The following year, the peace agreement was made permanent with the signing of the Versailles Treaty.

The main terms included: an acceptance by Germany that it was guilty of causing the war; provisions for the trial of the former Kaiser and other war leaders; that Germany pay reparation costs to the tune of £6,600 million to the allies; the surrender of all German colonies to the League of Nations as mandates; the Rhineland to be completely demilitarised to form a buffer zone between Germany and surrounding countries; a ban on any union between Germany and Austria; the limitation of Germany's army to 100,000 men with bans on conscription, heavy artillery, tanks, aircraft and airships; and equally strict limitations placed on the German navy.

The Versailles Treaty, as it was designed to do, both economically bankrupted and humiliated Germany. It created a universal anger and bitterness in Germany that festered and simmered for years until, eventually, it was deftly exploited by the utopia-promising madman, Adolf Hitler, to the point where it propelled him and his henchmen to power.

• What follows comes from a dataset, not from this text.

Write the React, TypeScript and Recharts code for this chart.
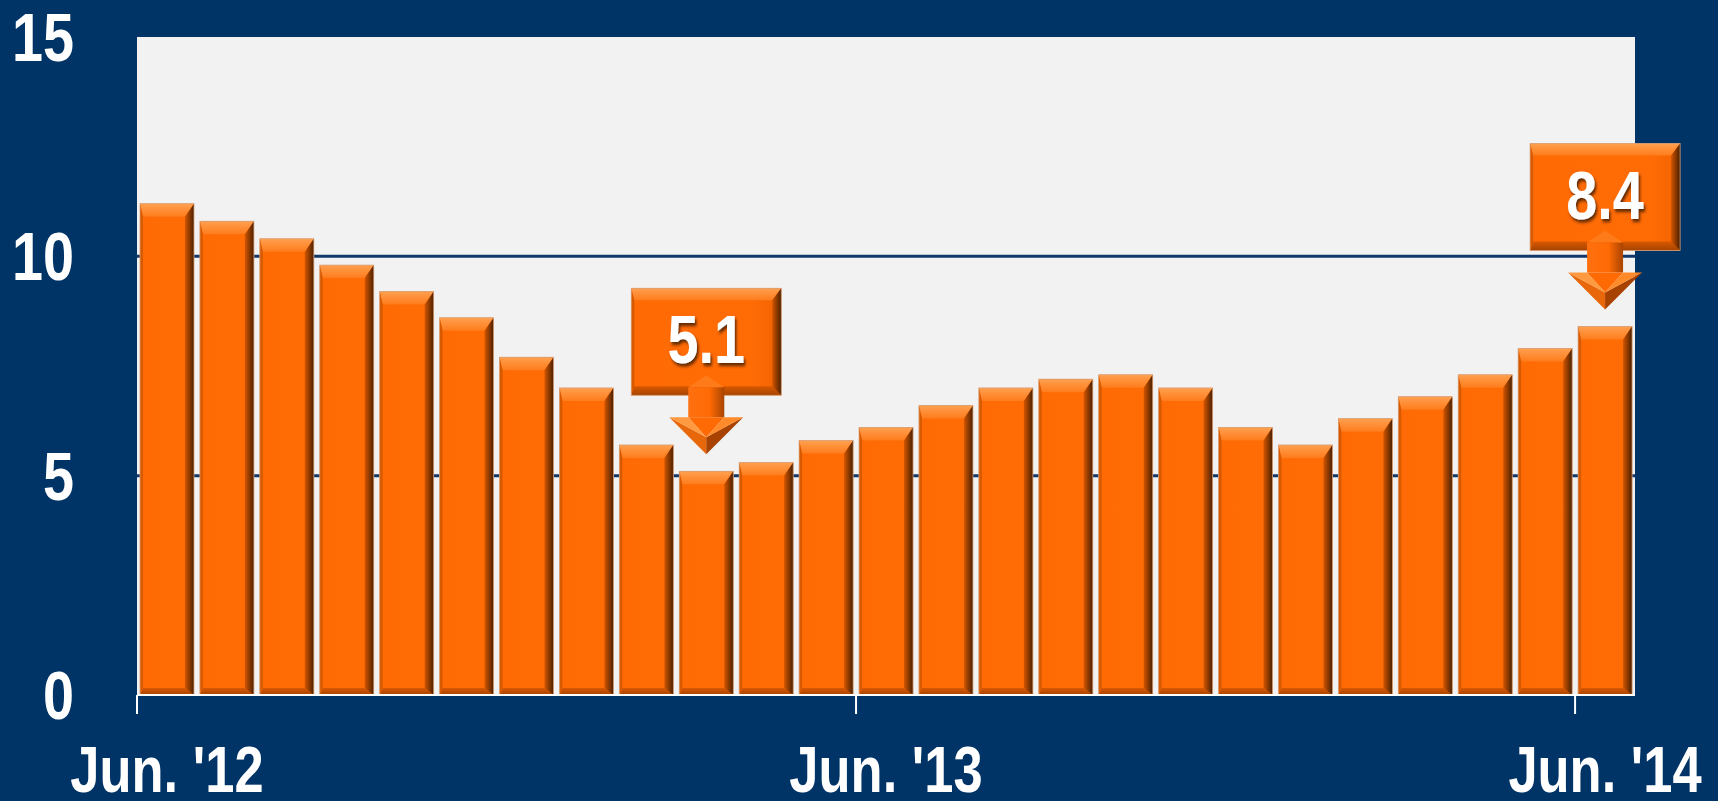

After that, it was only a matter of time before the Nazis dragged Europe and, subsequently, most of the rest of the world back into war.

One is hard put to think of any war between countries (or even within them) in modern times that has not come about through some combination or variation of the same ingredients of greed, imperialism, fervent nationalism, lack of foresight and a thirst for revenge that sparked the first and second World Wars.

Yet, it's as though we can always remember the suffering that conflict brings, and even the heroism it sometimes inspires, but can never quite recall what the causes are.

Neither, as recent history clearly shows, have we yet fully realised that political leaders begin to speak of moral obligation and patriotic duty only when they are trying to conceal other motivations.

As well as recalling heroism and sacrifice on Remembrance Day, we should also spend time reflecting on the circumstances that led to so many lives being destroyed and begin to learn from the countless mistakes that were made in the past. Until we get round to doing that, then we - the potential cannon fodder - forever run the risk of being led into war again.